• **What you are asked to do**
Every line of the listing must be reproduced as it stands. Leave the images behind.

• **Data excerpt**
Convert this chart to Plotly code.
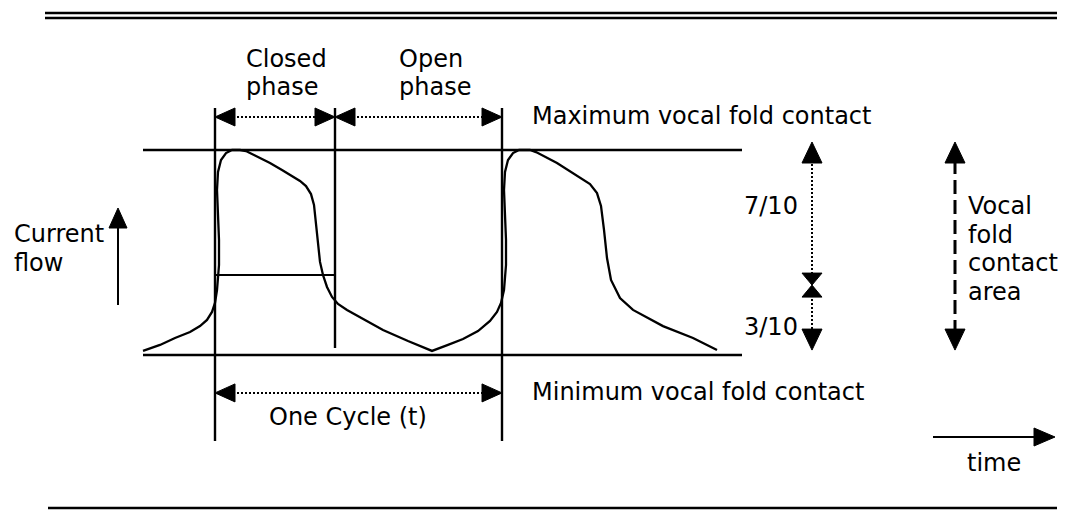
import plotly.graph_objects as go

# ---------------- data ----------------
# Electroglottograph waveform: time in samples (cycle starts at 0, period 287),
# contact in % (0 = minimum vocal fold contact, 100 = maximum)
wave_t = [-72, -55, -40, -25, -15, -8, -3, 0, 2, 4, 4, 3, 2, 3, 6, 11, 17, 25, 31, 43, 55, 67,
          78, 85, 91, 96, 99, 101, 103, 105, 108, 112, 117, 123, 132, 150, 168, 193, 217,
          233, 248, 263, 275, 282, 286, 289, 291, 291, 290, 289, 290, 293, 298, 304, 315,
          321, 342, 362, 375, 382, 386, 389, 392, 396, 405, 418, 448, 478, 502]
wave_c = [2.0, 4.9, 8.3, 11.2, 14.1, 17.1, 21.0, 25.4, 31.7, 43.9, 56.1, 68.3, 80.5, 89.3,
          95.1, 98.5, 100, 100, 99.5, 96.6, 93.7, 90.2, 86.8, 84.9, 82.4, 78.5, 73.2, 64.9,
          53.7, 45.4, 39.0, 33.2, 28.3, 24.9, 22.0, 17.1, 12.2, 6.8, 2.0, 4.9, 7.8, 11.7,
          16.6, 21.0, 25.4, 31.7, 43.9, 56.1, 68.3, 80.5, 89.3, 95.1, 98.5, 100, 100, 99.0,
          93.7, 87.3, 83.4, 79.0, 72.7, 61.0, 47.3, 36.6, 27.8, 22.0, 14.1, 8.3, 2.4]

cycle_marks = [0, 120, 287]          # closing instant, opening instant, next closing
contact_levels = [0, 100]            # minimum / maximum contact reference lines
threshold_level = 39.0               # closed-phase criterion line
split_level = 34.1                   # boundary between 7/10 and 3/10
labels_phase = ["Closed", "phase", "Open", "phase"]
label_max = "Maximum vocal fold contact"
label_min = "Minimum vocal fold contact"
label_cycle = "One Cycle (t)"
label_frac = ["7/10", "3/10"]
label_area = ["Vocal", "fold", "contact", "area"]
label_current = ["Current", "flow"]
label_time = "time"

# ---------------- geometry of the canvas ----------------
W, H = 1067, 511
X0, X1 = -215, 852
Y0, Y1 = -76.10, 173.17
SX = (X1 - X0) / W      # data units per pixel (x)
SY = (Y1 - Y0) / H      # data units per pixel (y)

FONT = "DejaVu Sans"
FS = 24
BLACK = "#000000"

fig = go.Figure()


def line(xs, ys, width=2.2, dash=None):
    fig.add_trace(go.Scatter(x=xs, y=ys, mode="lines", hoverinfo="skip",
                             line=dict(color=BLACK, width=width, dash=dash)))


def head(tx, ty, d, L=20, hw=9):
    if d == "r":
        xs = [tx, tx - L * SX, tx - L * SX, tx]
        ys = [ty, ty + hw * SY, ty - hw * SY, ty]
    elif d == "l":
        xs = [tx, tx + L * SX, tx + L * SX, tx]
        ys = [ty, ty + hw * SY, ty - hw * SY, ty]
    elif d == "u":
        xs = [tx, tx - hw * SX, tx + hw * SX, tx]
        ys = [ty, ty - L * SY, ty - L * SY, ty]
    else:
        xs = [tx, tx - hw * SX, tx + hw * SX, tx]
        ys = [ty, ty + L * SY, ty + L * SY, ty]
    fig.add_trace(go.Scatter(x=xs, y=ys, mode="lines", fill="toself", fillcolor=BLACK,
                             hoverinfo="skip", line=dict(color=BLACK, width=1)))


def harrow(xa, xb, y, L=20, hw=9):
    line([xa + L * SX * 0.9, xb - L * SX * 0.9], [y, y], width=2, dash="2px,2px")
    head(xa, y, "l", L, hw)
    head(xb, y, "r", L, hw)


# reference lines (max / min contact)
for lv in contact_levels:
    line([-72, 527], [lv, lv], width=2.4)

# cycle markers
top_c = 120.5
line([cycle_marks[0], cycle_marks[0]], [top_c, -42.0], width=2.4)
line([cycle_marks[1], cycle_marks[1]], [top_c, 3.4], width=2.4)
line([cycle_marks[2], cycle_marks[2]], [top_c, -42.0], width=2.4)

# threshold line inside the closed phase
line([cycle_marks[0], cycle_marks[1]], [threshold_level, threshold_level], width=2)

# waveform
line(wave_t, wave_c, width=2.3)

# phase arrows
harrow(cycle_marks[0], cycle_marks[1], 116.1)
harrow(cycle_marks[1], cycle_marks[2], 116.1)
harrow(cycle_marks[0], cycle_marks[2], -18.5)

# 7/10 and 3/10 arrows
xa = 597
line([xa, xa], [103.9 - 18 * SY, split_level + 10 * SY], width=2, dash="2px,2px")
head(xa, 103.9, "u", 21, 10)
head(xa, split_level, "d", 12, 10)
head(xa, split_level, "u", 12, 10)
line([xa, xa], [split_level - 10 * SY, 2.4 + 18 * SY], width=2, dash="2px,2px")
head(xa, 2.4, "d", 21, 10)

# vocal fold contact area arrow (dashed)
xv = 740
line([xv, xv], [103.9 - 18 * SY, 2.4 + 18 * SY], width=3, dash="14px,6px")
head(xv, 103.9, "u", 21, 10)
head(xv, 2.4, "d", 21, 10)

# current flow arrow
xc = -97
line([xc, xc], [24.4, 71.7 - 15 * SY], width=2)
head(xc, 71.7, "u", 20, 9)

# time arrow
yt = -40
line([718, 840 - 18 * SX], [yt, yt], width=2)
head(840, yt, "r", 21, 9)

# ---------------- texts ----------------
ann = []


def txt(x, y, s, xa="left"):
    ann.append(dict(x=x, y=y, xref="x", yref="y", text=s, showarrow=False,
                    xanchor=xa, yanchor="middle",
                    font=dict(family=FONT, size=FS, color=BLACK)))


def pyc(py):
    return (355 - py) / 2.05


txt(29, pyc(59), labels_phase[0])
txt(29, pyc(87), labels_phase[1])
txt(182, pyc(59), labels_phase[2])
txt(182, pyc(87), labels_phase[3])
txt(315, pyc(116), label_max)
txt(315, pyc(392), label_min)
txt(133, pyc(417), label_cycle, "center")
txt(585, pyc(206), label_frac[0], "right")
txt(585, pyc(327), label_frac[1], "right")
for i, s in enumerate(label_area):
    txt(751, pyc(206 + 28.5 * i), s)
txt(-203, pyc(234), label_current[0])
txt(-203, pyc(263), label_current[1])
txt(779, pyc(463), label_time, "center")

# frame lines (top double rule, bottom rule)
shapes = [
    dict(type="line", xref="paper", yref="paper", x0=45 / W, x1=1057 / W,
         y0=1 - 13 / H, y1=1 - 13 / H, line=dict(color=BLACK, width=2.5)),
    dict(type="line", xref="paper", yref="paper", x0=45 / W, x1=1057 / W,
         y0=1 - 18 / H, y1=1 - 18 / H, line=dict(color=BLACK, width=2.5)),
    dict(type="line", xref="paper", yref="paper", x0=48 / W, x1=1057 / W,
         y0=1 - 508 / H, y1=1 - 508 / H, line=dict(color=BLACK, width=2.5)),
]

fig.update_layout(
    width=W, height=H, autosize=False,
    margin=dict(l=0, r=0, t=0, b=0, pad=0),
    paper_bgcolor="white", plot_bgcolor="white",
    showlegend=False,
    xaxis=dict(range=[X0, X1], visible=False, showgrid=False, zeroline=False, fixedrange=True),
    yaxis=dict(range=[Y0, Y1], visible=False, showgrid=False, zeroline=False, fixedrange=True),
    annotations=ann, shapes=shapes,
)

fig.write_html(
    "out.html",
    config={"displayModeBar": False},
    post_script="document.body.style.margin='0px';document.body.style.overflow='hidden';",
)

• **The completed task**
Convert this chart to Plotly code.
import plotly.graph_objects as go

# ---------------- data ----------------
# Electroglottograph waveform: time in samples (cycle starts at 0, period 287),
# contact in % (0 = minimum vocal fold contact, 100 = maximum)
wave_t = [-72, -55, -40, -25, -15, -8, -3, 0, 2, 4, 4, 3, 2, 3, 6, 11, 17, 25, 31, 43, 55, 67,
          78, 85, 91, 96, 99, 101, 103, 105, 108, 112, 117, 123, 132, 150, 168, 193, 217,
          233, 248, 263, 275, 282, 286, 289, 291, 291, 290, 289, 290, 293, 298, 304, 315,
          321, 342, 362, 375, 382, 386, 389, 392, 396, 405, 418, 448, 478, 502]
wave_c = [2.0, 4.9, 8.3, 11.2, 14.1, 17.1, 21.0, 25.4, 31.7, 43.9, 56.1, 68.3, 80.5, 89.3,
          95.1, 98.5, 100, 100, 99.5, 96.6, 93.7, 90.2, 86.8, 84.9, 82.4, 78.5, 73.2, 64.9,
          53.7, 45.4, 39.0, 33.2, 28.3, 24.9, 22.0, 17.1, 12.2, 6.8, 2.0, 4.9, 7.8, 11.7,
          16.6, 21.0, 25.4, 31.7, 43.9, 56.1, 68.3, 80.5, 89.3, 95.1, 98.5, 100, 100, 99.0,
          93.7, 87.3, 83.4, 79.0, 72.7, 61.0, 47.3, 36.6, 27.8, 22.0, 14.1, 8.3, 2.4]

cycle_marks = [0, 120, 287]          # closing instant, opening instant, next closing
contact_levels = [0, 100]            # minimum / maximum contact reference lines
threshold_level = 39.0               # closed-phase criterion line
split_level = 34.1                   # boundary between 7/10 and 3/10
labels_phase = ["Closed", "phase", "Open", "phase"]
label_max = "Maximum vocal fold contact"
label_min = "Minimum vocal fold contact"
label_cycle = "One Cycle (t)"
label_frac = ["7/10", "3/10"]
label_area = ["Vocal", "fold", "contact", "area"]
label_current = ["Current", "flow"]
label_time = "time"

# ---------------- geometry of the canvas ----------------
W, H = 1067, 511
X0, X1 = -215, 852
Y0, Y1 = -76.10, 173.17
SX = (X1 - X0) / W      # data units per pixel (x)
SY = (Y1 - Y0) / H      # data units per pixel (y)

FONT = "DejaVu Sans"
FS = 24
BLACK = "#000000"

fig = go.Figure()


def line(xs, ys, width=2.2, dash=None):
    fig.add_trace(go.Scatter(x=xs, y=ys, mode="lines", hoverinfo="skip",
                             line=dict(color=BLACK, width=width, dash=dash)))


def head(tx, ty, d, L=20, hw=9):
    if d == "r":
        xs = [tx, tx - L * SX, tx - L * SX, tx]
        ys = [ty, ty + hw * SY, ty - hw * SY, ty]
    elif d == "l":
        xs = [tx, tx + L * SX, tx + L * SX, tx]
        ys = [ty, ty + hw * SY, ty - hw * SY, ty]
    elif d == "u":
        xs = [tx, tx - hw * SX, tx + hw * SX, tx]
        ys = [ty, ty - L * SY, ty - L * SY, ty]
    else:
        xs = [tx, tx - hw * SX, tx + hw * SX, tx]
        ys = [ty, ty + L * SY, ty + L * SY, ty]
    fig.add_trace(go.Scatter(x=xs, y=ys, mode="lines", fill="toself", fillcolor=BLACK,
                             hoverinfo="skip", line=dict(color=BLACK, width=1)))


def harrow(xa, xb, y, L=20, hw=9):
    line([xa + L * SX * 0.9, xb - L * SX * 0.9], [y, y], width=2, dash="2px,2px")
    head(xa, y, "l", L, hw)
    head(xb, y, "r", L, hw)


# reference lines (max / min contact)
for lv in contact_levels:
    line([-72, 527], [lv, lv], width=2.4)

# cycle markers
top_c = 120.5
line([cycle_marks[0], cycle_marks[0]], [top_c, -42.0], width=2.4)
line([cycle_marks[1], cycle_marks[1]], [top_c, 3.4], width=2.4)
line([cycle_marks[2], cycle_marks[2]], [top_c, -42.0], width=2.4)

# threshold line inside the closed phase
line([cycle_marks[0], cycle_marks[1]], [threshold_level, threshold_level], width=2)

# waveform
line(wave_t, wave_c, width=2.3)

# phase arrows
harrow(cycle_marks[0], cycle_marks[1], 116.1)
harrow(cycle_marks[1], cycle_marks[2], 116.1)
harrow(cycle_marks[0], cycle_marks[2], -18.5)

# 7/10 and 3/10 arrows
xa = 597
line([xa, xa], [103.9 - 18 * SY, split_level + 10 * SY], width=2, dash="2px,2px")
head(xa, 103.9, "u", 21, 10)
head(xa, split_level, "d", 12, 10)
head(xa, split_level, "u", 12, 10)
line([xa, xa], [split_level - 10 * SY, 2.4 + 18 * SY], width=2, dash="2px,2px")
head(xa, 2.4, "d", 21, 10)

# vocal fold contact area arrow (dashed)
xv = 740
line([xv, xv], [103.9 - 18 * SY, 2.4 + 18 * SY], width=3, dash="14px,6px")
head(xv, 103.9, "u", 21, 10)
head(xv, 2.4, "d", 21, 10)

# current flow arrow
xc = -97
line([xc, xc], [24.4, 71.7 - 15 * SY], width=2)
head(xc, 71.7, "u", 20, 9)

# time arrow
yt = -40
line([718, 840 - 18 * SX], [yt, yt], width=2)
head(840, yt, "r", 21, 9)

# ---------------- texts ----------------
ann = []


def txt(x, y, s, xa="left"):
    ann.append(dict(x=x, y=y, xref="x", yref="y", text=s, showarrow=False,
                    xanchor=xa, yanchor="middle",
                    font=dict(family=FONT, size=FS, color=BLACK)))


def pyc(py):
    return (355 - py) / 2.05


txt(29, pyc(59), labels_phase[0])
txt(29, pyc(87), labels_phase[1])
txt(182, pyc(59), labels_phase[2])
txt(182, pyc(87), labels_phase[3])
txt(315, pyc(116), label_max)
txt(315, pyc(392), label_min)
txt(133, pyc(417), label_cycle, "center")
txt(585, pyc(206), label_frac[0], "right")
txt(585, pyc(327), label_frac[1], "right")
for i, s in enumerate(label_area):
    txt(751, pyc(206 + 28.5 * i), s)
txt(-203, pyc(234), label_current[0])
txt(-203, pyc(263), label_current[1])
txt(779, pyc(463), label_time, "center")

# frame lines (top double rule, bottom rule)
shapes = [
    dict(type="line", xref="paper", yref="paper", x0=45 / W, x1=1057 / W,
         y0=1 - 13 / H, y1=1 - 13 / H, line=dict(color=BLACK, width=2.5)),
    dict(type="line", xref="paper", yref="paper", x0=45 / W, x1=1057 / W,
         y0=1 - 18 / H, y1=1 - 18 / H, line=dict(color=BLACK, width=2.5)),
    dict(type="line", xref="paper", yref="paper", x0=48 / W, x1=1057 / W,
         y0=1 - 508 / H, y1=1 - 508 / H, line=dict(color=BLACK, width=2.5)),
]

fig.update_layout(
    width=W, height=H, autosize=False,
    margin=dict(l=0, r=0, t=0, b=0, pad=0),
    paper_bgcolor="white", plot_bgcolor="white",
    showlegend=False,
    xaxis=dict(range=[X0, X1], visible=False, showgrid=False, zeroline=False, fixedrange=True),
    yaxis=dict(range=[Y0, Y1], visible=False, showgrid=False, zeroline=False, fixedrange=True),
    annotations=ann, shapes=shapes,
)

fig.write_html(
    "out.html",
    config={"displayModeBar": False},
    post_script="document.body.style.margin='0px';document.body.style.overflow='hidden';",
)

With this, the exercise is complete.